45. In Chinnam Naidu ‘s case (supra), the Apex Court ruled that the Government holds special domain in the matter of appointment but a selectee has to be governed by same statutory provisions. Rule 6 of the Appointment Rules does not lay down any disqualification for non-appointment of Sub-Inspector Executive among the departmental quota for his involvement in which he has been acquitted subsequently. Rule 25 of the Rules ibid only speaks of qualification of antecedents certificate as good, which is present in the instant case where no other adverse material except the acquittal has been found against the applicant. In Government service though discretion is of the Appointing Authority even on selection of a person whether to appoint him or not, the Apex Court in State ofM.P. v. Ramashanker Raghuvanshi and Anr. 1983 (SCC) L & S 263 : 1983(1) SLJ 392 (SC), observed as under:

…Is Government service such a heaven that only angels should seek entry into it? We do not have the slightest doubt that the whole business of seeking police reports, about the political faith, belief and association and the past political activity of a candidate for public employment is repugnant to the basic right guaranteed by the Constitution and entirely misplaced in a democratic republic dedicated to the ideals set forth in the preamble of the Constitution. We think it offends the Fundamental Rights guaranteed by Article 14 and 16 of the Constitution to deny employment to an individual because of his past political affinities, unless such affinities considered likely to affect the integrity and efficiency of the individual’s service…

46. If one has regard to the above, the decision of Pawan Kumar v. State of Haryana to be seen , is relevant to be observed where it is reiterated that now it is high time for the machinery to take necessary steps to do away with the impediment of conviction in petty offences for appointment. With the change in society and employment in our country, it is high time for the Government to read the laws or rules which bar appointment even on acquittal or on a petty conviction.

47. However, the case of the applicant is on very high footing as he is acquitted of the offence and the discretion of the Appointing Authority having exercised in a non-judicious manner.

48. Decision in Sushil Kumar’s case (supra) has been rendered on account of suppression of material information when the petitioner therein was already acquitted. In the above background, the ratio observed was that though the petitioner was acquitted from the criminal offence, still the conduct or character is relevant and not the actual result but in that case the Appointing Authority has rightly focussed the above aspect and recorded finding of undesirable of the petitioner in Delhi Police. However, merely the case law has been mentioned in the impugned order would not partake the character of sacrosanct finding and its applicability of law in the present case when the finding recorded has neither focussed the true aspect of the matter and ratherde hors the finding of the Special Judge and is oblivious of exoneration of the applicant from the departmental charge by dropping the enquiry, the action taken is a misuse of power and an arbitrary exercise of the discretion, which cannot be countenanced in law.

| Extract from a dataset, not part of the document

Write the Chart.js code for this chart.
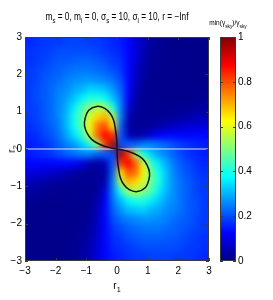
<!DOCTYPE html>
<html>
<head>
<meta charset="utf-8">
<script src="https://cdn.jsdelivr.net/npm/chart.js@4.4.0/dist/chart.umd.min.js"></script>
<style>
  html, body { margin: 0; padding: 0; background: #fff; }
  #wrap {
    position: relative; width: 273px; height: 300px; overflow: hidden;
    font-family: 'Liberation Sans Narrow', 'Arial Narrow', 'Liberation Sans', Arial, sans-serif;
    color: #000;
  }
  canvas { position: absolute; }
  #heatBase, #main { left: 0; top: 0; }
  #heatClip { position: absolute; left: 25px; top: 37px; width: 184px; height: 224px; overflow: hidden; }
  #heatSoft { left: -25px; top: -37px; filter: blur(3px); }
  #cbar { left: 200px; top: 0; }
  .lbl { position: absolute; white-space: nowrap; line-height: 1; }
  .lbl sub { font-size: 72%; vertical-align: baseline; position: relative; top: 0.4em; }
  #title { left: 117px; top: 12px; font-size: 10px; transform: translateX(-50%) scaleX(0.83); }
  #xTitle { left: 0; width: 234px; top: 281px; font-size: 10px; text-align: center; }
  #yTitle { left: 12px; top: 149px; font-size: 10px; transform: translate(-50%, -50%) rotate(-90deg); }
</style>
</head>
<body>
<div id="wrap">
  <canvas id="heatBase" width="273" height="300"></canvas>
  <div id="heatClip"><canvas id="heatSoft" width="273" height="300"></canvas></div>
  <canvas id="main" width="273" height="300"></canvas>
  <canvas id="cbar" width="73" height="300"></canvas>
  <div class="lbl" id="title">m<sub>s</sub> = 0, m<sub>l</sub> = 0, σ<sub>s</sub> = 10, σ<sub>l</sub> = 10, r = −Inf</div>
  <div class="lbl" id="xTitle">r<sub>1</sub></div>
  <div class="lbl" id="yTitle">r<sub>2</sub></div>
</div>
<script>
// ---- data ----
const r1Centers = [-2.875, -2.625, -2.375, -2.125, -1.875, -1.625, -1.375, -1.125, -0.875, -0.625, -0.375, -0.125,
                    0.125,  0.375,  0.625,  0.875,  1.125,  1.375,  1.625,  1.875,  2.125,  2.375,  2.625,  2.875];
const r2Centers = [ 2.875,  2.625,  2.375,  2.125,  1.875,  1.625,  1.375,  1.125,  0.875,  0.625,  0.375,  0.125,
                   -0.125, -0.375, -0.625, -0.875, -1.125, -1.375, -1.625, -1.875, -2.125, -2.375, -2.625, -2.875];

// min(gamma_sky)/gamma_sky, one row per r2 (top to bottom), one column per r1
const gammaRatio = [
  [0.16,0.17,0.18,0.18,0.18,0.19,0.19,0.19,0.18,0.18,0.17,0.16, 0.15,0.13,0.09,0.057,0.033,0.019,0.014,0.011,0.011,0.010,0.010,0.010],
  [0.17,0.18,0.18,0.19,0.20,0.20,0.20,0.20,0.20,0.19,0.18,0.17, 0.16,0.13,0.087,0.050,0.027,0.017,0.013,0.011,0.011,0.011,0.010,0.010],
  [0.17,0.18,0.19,0.20,0.21,0.21,0.22,0.22,0.22,0.21,0.20,0.18, 0.17,0.13,0.081,0.043,0.023,0.015,0.013,0.012,0.012,0.011,0.011,0.010],
  [0.18,0.19,0.20,0.21,0.22,0.23,0.24,0.24,0.24,0.23,0.22,0.20, 0.18,0.13,0.074,0.035,0.019,0.014,0.013,0.012,0.012,0.012,0.011,0.011],
  [0.18,0.19,0.21,0.22,0.23,0.25,0.26,0.27,0.27,0.26,0.25,0.23, 0.20,0.13,0.064,0.028,0.017,0.014,0.013,0.013,0.012,0.012,0.011,0.011],
  [0.18,0.20,0.21,0.23,0.25,0.26,0.29,0.30,0.33,0.32,0.31,0.27, 0.22,0.13,0.053,0.023,0.016,0.015,0.014,0.013,0.013,0.012,0.013,0.014],
  [0.18,0.20,0.21,0.23,0.26,0.28,0.32,0.36,0.40,0.40,0.37,0.31, 0.24,0.12,0.039,0.020,0.018,0.016,0.015,0.014,0.014,0.015,0.017,0.019],
  [0.18,0.19,0.21,0.23,0.26,0.30,0.36,0.45,0.50,0.55,0.53,0.40, 0.25,0.09,0.028,0.021,0.019,0.018,0.016,0.017,0.019,0.023,0.027,0.033],
  [0.18,0.19,0.21,0.23,0.26,0.31,0.40,0.47,0.58,0.66,0.70,0.55, 0.25,0.05,0.024,0.022,0.021,0.020,0.023,0.028,0.035,0.043,0.050,0.057],
  [0.17,0.18,0.20,0.22,0.25,0.31,0.39,0.47,0.63,0.76,0.80,0.64, 0.22,0.03,0.025,0.024,0.028,0.039,0.053,0.064,0.074,0.081,0.087,0.090],
  [0.16,0.17,0.19,0.21,0.24,0.29,0.35,0.42,0.58,0.78,0.88,0.82, 0.22,0.06,0.03,0.05,0.09,0.12,0.13,0.13,0.13,0.13,0.13,0.13],
  [0.15,0.16,0.17,0.19,0.22,0.25,0.28,0.33,0.40,0.53,0.82,0.96, 0.20,0.22,0.22,0.25,0.25,0.24,0.22,0.20,0.18,0.17,0.16,0.15],
  [0.15,0.16,0.17,0.18,0.20,0.22,0.24,0.25,0.25,0.22,0.22,0.20, 0.96,0.82,0.53,0.40,0.33,0.28,0.25,0.22,0.19,0.17,0.16,0.15],
  [0.13,0.13,0.13,0.13,0.13,0.13,0.12,0.09,0.05,0.03,0.06,0.22, 0.82,0.88,0.78,0.58,0.42,0.35,0.29,0.24,0.21,0.19,0.17,0.16],
  [0.090,0.087,0.081,0.074,0.064,0.053,0.039,0.028,0.024,0.025,0.03,0.22, 0.64,0.80,0.76,0.63,0.47,0.39,0.31,0.25,0.22,0.20,0.18,0.17],
  [0.057,0.050,0.043,0.035,0.028,0.023,0.020,0.021,0.022,0.024,0.05,0.25, 0.55,0.70,0.66,0.58,0.47,0.40,0.31,0.26,0.23,0.21,0.19,0.18],
  [0.033,0.027,0.023,0.019,0.017,0.016,0.018,0.019,0.021,0.028,0.09,0.25, 0.40,0.53,0.55,0.50,0.45,0.36,0.30,0.26,0.23,0.21,0.19,0.18],
  [0.019,0.017,0.015,0.014,0.014,0.015,0.016,0.018,0.020,0.039,0.12,0.24, 0.31,0.37,0.40,0.40,0.36,0.32,0.28,0.26,0.23,0.21,0.20,0.18],
  [0.014,0.013,0.012,0.013,0.013,0.014,0.015,0.016,0.023,0.053,0.13,0.22, 0.27,0.31,0.32,0.33,0.30,0.29,0.26,0.25,0.23,0.21,0.20,0.18],
  [0.011,0.011,0.012,0.012,0.013,0.013,0.014,0.017,0.028,0.064,0.13,0.20, 0.23,0.25,0.26,0.27,0.27,0.26,0.25,0.23,0.22,0.21,0.19,0.18],
  [0.011,0.011,0.012,0.012,0.012,0.013,0.014,0.019,0.035,0.074,0.13,0.18, 0.20,0.22,0.23,0.24,0.24,0.24,0.23,0.22,0.21,0.20,0.19,0.18],
  [0.010,0.011,0.011,0.012,0.012,0.013,0.015,0.023,0.043,0.081,0.13,0.17, 0.18,0.20,0.21,0.22,0.22,0.22,0.21,0.21,0.20,0.19,0.18,0.17],
  [0.010,0.010,0.011,0.011,0.011,0.013,0.017,0.027,0.050,0.087,0.13,0.16, 0.17,0.18,0.19,0.20,0.20,0.20,0.20,0.20,0.19,0.18,0.18,0.17],
  [0.010,0.010,0.010,0.011,0.011,0.014,0.019,0.033,0.057,0.09,0.13,0.15, 0.16,0.17,0.18,0.18,0.19,0.19,0.19,0.18,0.18,0.18,0.17,0.16]
];

// contour lobes (r1, r2)
const lobeUpperR1 = [0, -0.22, -0.55, -0.82, -0.98, -1.06, -1.04, -0.92, -0.66, -0.40, -0.22, -0.11, -0.05, -0.01, 0];
const lobeUpperR2 = [0,  0.03,  0.12,  0.25,  0.43,  0.63,  0.82,  1.04,  1.14,  1.09,  0.95,  0.77,  0.52,  0.25, 0];
const lobeLowerR1 = [0,  0.22,  0.55,  0.82,  0.98,  1.06,  1.04,  0.92,  0.66,  0.40,  0.22,  0.11,  0.05,  0.01, 0];
const lobeLowerR2 = [0, -0.03, -0.12, -0.25, -0.43, -0.63, -0.82, -1.04, -1.14, -1.09, -0.95, -0.77, -0.52, -0.25, 0];

// the white line along r2 = 0
const zeroLineR1 = [-3, 3];
const zeroLineR2 = [0, 0];

const r1Ticks = [-3, -2, -1, 0, 1, 2, 3];
const r2Ticks = [-3, -2, -1, 0, 1, 2, 3];
const cbTicks = [0, 0.2, 0.4, 0.6, 0.8, 1];
const jetStops = [0, 0.125, 0.375, 0.625, 0.875, 1];

const FONT = "'Liberation Sans Narrow', 'Arial Narrow', 'Liberation Sans', Arial, sans-serif";

// MATLAB jet colormap
function jet(v) {
  const c = t => Math.round(255 * Math.max(0, Math.min(1, 1.5 - Math.abs(t))));
  return `rgb(${c(4 * v - 3)},${c(4 * v - 2)},${c(4 * v - 1)})`;
}

function minusSign(v) {
  return String(v).replace('-', '\u2212');
}

// box around the axes, with MATLAB-style inward ticks
const axesBox = {
  id: 'axesBox',
  afterDatasetsDraw(chart) {
    const { ctx, chartArea: a, scales } = chart;
    ctx.save();
    ctx.strokeStyle = '#3a3a3a';
    ctx.lineWidth = 1;
    ctx.strokeRect(a.left + 0.5, a.top + 0.5, a.right - a.left - 1, a.bottom - a.top - 1);
    ctx.beginPath();
    if (scales.x && scales.x.options.display) {
      scales.x.ticks.forEach(t => {
        const px = Math.round(scales.x.getPixelForValue(t.value)) + 0.5;
        ctx.moveTo(px, a.bottom); ctx.lineTo(px, a.bottom - 3);
        ctx.moveTo(px, a.top); ctx.lineTo(px, a.top + 3);
      });
    }
    if (scales.y) {
      scales.y.ticks.forEach(t => {
        const py = Math.round(scales.y.getPixelForValue(t.value)) + 0.5;
        ctx.moveTo(a.left, py); ctx.lineTo(a.left + 3, py);
        ctx.moveTo(a.right, py); ctx.lineTo(a.right - 3, py);
      });
    }
    ctx.stroke();
    ctx.restore();
  }
};

// colour bar caption with subscripts: min(γ_sky)/γ_sky
const cbCaption = {
  id: 'cbCaption',
  afterDraw(chart) {
    const { ctx, chartArea: a } = chart;
    const parts = [['min(\u03B3', false], ['sky', true], [')/\u03B3', false], ['sky', true]];
    const big = `6.5px ${FONT}`, small = `4.8px ${FONT}`;
    ctx.save();
    let w = 0;
    parts.forEach(([t, sub]) => { ctx.font = sub ? small : big; w += ctx.measureText(t).width; });
    let x = (a.left + a.right) / 2 - w / 2;
    ctx.fillStyle = '#000';
    ctx.textBaseline = 'alphabetic';
    parts.forEach(([t, sub]) => {
      ctx.font = sub ? small : big;
      ctx.fillText(t, x, sub ? 28 : 25);
      x += ctx.measureText(t).width;
    });
    ctx.restore();
  }
};

// shared axis layout so the heat map canvases line up with the main axes
function axes(showTicks) {
  const tickFont = { family: FONT, size: 10 };
  return {
    x: {
      type: 'linear', min: -3, max: 3, offset: false,
      afterBuildTicks: s => { s.ticks = r1Ticks.map(v => ({ value: v })); },
      afterFit: s => { s.height = 39; },
      grid: { display: false, drawTicks: false, offset: false },
      border: { display: false },
      ticks: { display: showTicks, color: '#000', padding: 4, maxRotation: 0, font: tickFont, callback: minusSign }
    },
    y: {
      type: 'linear', min: -3, max: 3,
      afterBuildTicks: s => { s.ticks = r2Ticks.map(v => ({ value: v })); },
      afterFit: s => { s.width = 25; },
      grid: { display: false, drawTicks: false },
      border: { display: false },
      ticks: { display: showTicks, color: '#000', padding: 3, font: tickFont, callback: minusSign }
    }
  };
}

const baseOptions = showTicks => ({
  responsive: false,
  animation: false,
  layout: { padding: { left: 0, right: 64, top: 37, bottom: 0 } },
  plugins: { legend: { display: false }, tooltip: { enabled: false } },
  scales: axes(showTicks)
});

// ---- heat map: one row of floating bars per r2 ----
const cellH = r2Centers[0] - r2Centers[1];

function heatSets() {
  return gammaRatio.map((row, j) => ({
    data: row.map((v, i) => ({ x: r1Centers[i], y: [r2Centers[j] - cellH * 0.52, r2Centers[j] + cellH * 0.52] })),
    backgroundColor: row.map(jet),
    borderWidth: 0,
    grouped: false,
    barPercentage: 1.05,
    categoryPercentage: 1
  }));
}

// sharp copy underneath, softened copy on top (like shading interp)
['heatBase', 'heatSoft'].forEach(id => {
  new Chart(document.getElementById(id), {
    type: 'bar',
    data: { datasets: heatSets() },
    options: baseOptions(false)
  });
});

function lineSet(xs, ys, color, width) {
  return {
    data: xs.map((x, i) => ({ x, y: ys[i] })),
    showLine: true,
    borderColor: color,
    borderWidth: width,
    pointRadius: 0,
    tension: 0.35,
    fill: false
  };
}

new Chart(document.getElementById('main'), {
  type: 'scatter',
  data: {
    datasets: [
      lineSet(lobeUpperR1, lobeUpperR2, '#141414', 1.5),
      lineSet(lobeLowerR1, lobeLowerR2, '#141414', 1.5),
      lineSet(zeroLineR1, zeroLineR2, '#e4e4ee', 1.2)
    ]
  },
  options: baseOptions(true),
  plugins: [axesBox]
});

// ---- colour bar ----
new Chart(document.getElementById('cbar'), {
  type: 'bar',
  data: {
    labels: ['jet'],
    datasets: [{
      data: [[0, 1]],
      backgroundColor: ctx => {
        const a = ctx.chart.chartArea;
        if (!a) return jet(0.5);
        const g = ctx.chart.ctx.createLinearGradient(0, a.bottom, 0, a.top);
        jetStops.forEach(s => g.addColorStop(s, jet(s)));
        return g;
      },
      borderWidth: 0,
      barPercentage: 1,
      categoryPercentage: 1
    }]
  },
  options: {
    responsive: false,
    animation: false,
    layout: { padding: { left: 20, right: 0, top: 37, bottom: 39 } },
    plugins: { legend: { display: false }, tooltip: { enabled: false } },
    scales: {
      x: { display: false },
      y: {
        position: 'right', min: 0, max: 1,
        afterBuildTicks: s => { s.ticks = cbTicks.map(v => ({ value: v })); },
        afterFit: s => { s.width = 37; },
        grid: { display: false, drawTicks: false },
        border: { display: false },
        ticks: { color: '#000', padding: 2, font: { family: FONT, size: 10 }, callback: v => String(v) }
      }
    }
  },
  plugins: [axesBox, cbCaption]
});
</script>
</body>
</html>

49. In the result, as the applicant has been recommended for appointment as Sub-Inspector Executive by the Staff Selection Commission on selection and during the pendency of the O.A. one post of Sub-Inspector Executive had already been directed to be kept vacant, the Original Application is allowed and the impugned order is set aside. Respondents are directed to offer an appointment to the applicant to the post of Sub-Inspector Executive in Delhi Police and in that event he would be entitled to all the consequential benefits including seniority. No costs.